The browser wasn’t chosen to be the ultimate way to deliver new and cool applications because of it’s wonderful capabilities. It became as such because it’s the lowest common denominator. Maybe it’s time for a better lowest common, Flash was a step in the right direction, maybe we’ll be better with something more powerful like Steam. Actually the browser was also “chosen” because it’s very easy to create content for it.

For the developers, I don’t think it really matter which technology to use. All these idiots developers who couldn’t handle Flash and are now gloating and think they will be able to easily create beautiful interactive content – all will be disappointed. (you know who you are, yeah I meant you personally ;) )

Thing are prone to change relatively quickly in our times. The only fact that I can squeeze out of this, is that Flash is still the prominent force of interactive-ness on the web and will remain as such in the foreseeable future for sure.

About the 16 Months Flash Crash Bug

Recently, reports of an old bug in the Flash Player surfaced again. Claiming this bug, that enabled a developer to crash the player, were already reported 16 months ago and still hasn’t been fixed. I remember this bug from when it first surfaced and was surprised that it wasn’t fixed yet.

I had also written about 2 reproducible ways to crash the player, both were fixed by Adobe since then. I don’t remember how fast the fixes were issued but I guess it was on the next dot version.
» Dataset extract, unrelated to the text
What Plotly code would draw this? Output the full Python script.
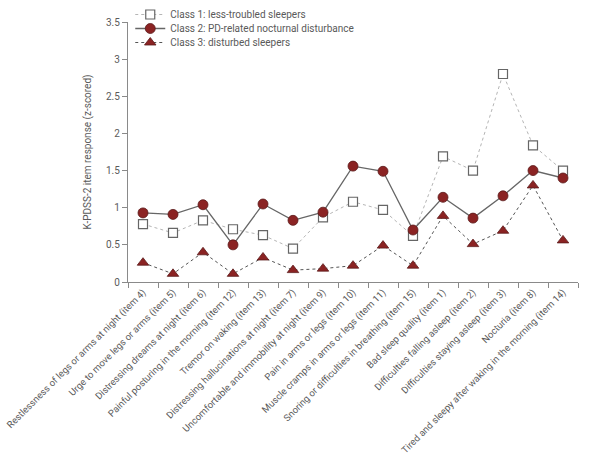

This is definitely bad, a developer shouldn’t be able to crash the player. But, lets put this into proportion, this isn’t the crashes Steve Jobs is talking about. It unlikely that you stumbled upon this crash and if you did it wasn’t by accident, someone was messing with your player. Again, no one should have the option to crash our player/browser while we browse the web. But, It’s unlikely that this bug, which require some specific and uncommon ways from Flash to interact with the server was ever involved.